Buna göre, sanığın ceza yargılamasındaki en önemli haklarından birisi de; yargılamanın her aşamasında göz önünde bulundurulması gereken savunma hakkıdır. Anayasa ve uluslararası sözleşmelerle güvence altına alınmış olan bu hakkın, herhangi bir nedenle sınırlandırılması mümkün değildir. Nitekim 5320 sayılı Kanunun 8/1. maddesi uyarınca halen yürürlükte bulunan 1412 sayılı CMUK’nın 308/8. maddesine göre de savunma hakkının kısıtlanması mutlak bozma nedenlerindendir. CMK"nın 226. maddesinin 2. fıkrasında yer alan "cezanın artırılmasını veya cezaya ek olarak güvenlik tedbirlerinin uygulanmasını gerektirecek hâller, ilk defa duruşma sırasında ortaya çıktığında aynı hüküm uygulanır" ifadesi, "iddianamede gösterilmeyen bir kanun hükmü gereğince, sanığın cezasının artırılması veya sanık hakkında güvenlik tedbiri uygulanması gerektiğinde de birinci fıkrada olduğu gibi durum sanığa veya varsa müdafiine bildirilerek ek savunma tanınması gerekir" anlamındadır.
Ceza Genel Kurulu’nun 17.04.2007 tarihli ve 2007/71-98 sayılı kararında, TCK’nın 58. maddesinde düzenlenmiş bulunan tekerrürün, güvenlik tedbirlerine ilişkin bölümde yer almasına rağmen, maddi ceza hukukuna ilişkin olduğu belirtilmiş; sonraki kararlarında da aynı görüş istikrarlı olarak sürdürülmüştür.
5237 sayılı TCK’nın 58. maddesinde yer alan tekerrür hükümleri, ister maddî ceza normu ister güvenlik tedbiri normu olarak kabul edilsin, iddianamede gösterilmemiş ise, bu hükümlerin uygulanabilmesi için CMK’nın 226. maddesi gereğince sanığa veya varsa müdafiine durumun bildirilmesi ve ek savunma hakkı tanınması zorunludur.
Adlî sicil kaydı, CMK’nın 209. maddesi gereğince duruşmada okunması zorunlu belgelerdendir. Tekerrür oluşturan mahkûmiyet hükmünün yer aldığı adlî sicil kaydının duruşmada okunması üzerine sanığın okunan kaydın kendisine ait olduğunu veya bu belgeye karşı bir diyeceğinin bulunmadığını söylemesinin ek savunma yerine geçmesi mümkün değildir.
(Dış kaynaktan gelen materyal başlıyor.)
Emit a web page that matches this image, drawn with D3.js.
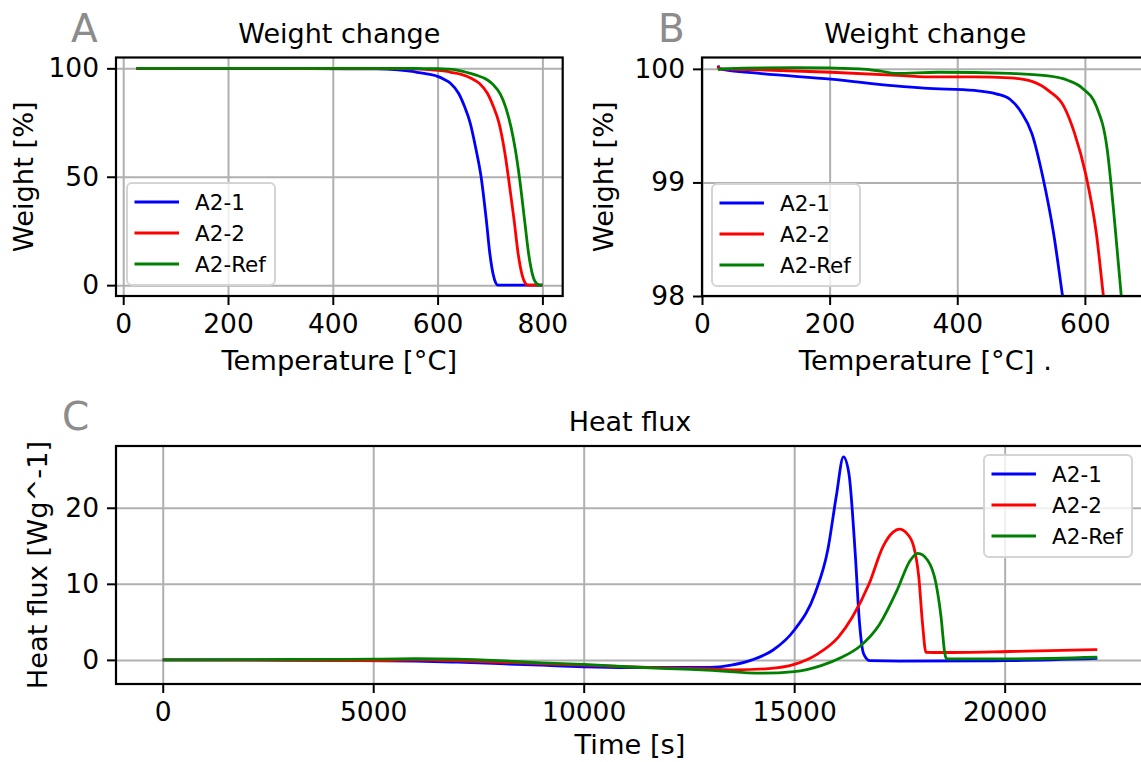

Emredici nitelikte olan CMK’nın 226. maddesi gözardı edilerek, sanığa ek savunma hakkı verilmeden, TCK’nın 58. maddesinin uygulanması yasaya aykırı olduğundan, Sayın çoğunluğun sanığın adli sicil kaydının okunmuş olması nedeniyle ek savunma verilmesi gerekmediği yönündeki düşüncesine katılmıyorum.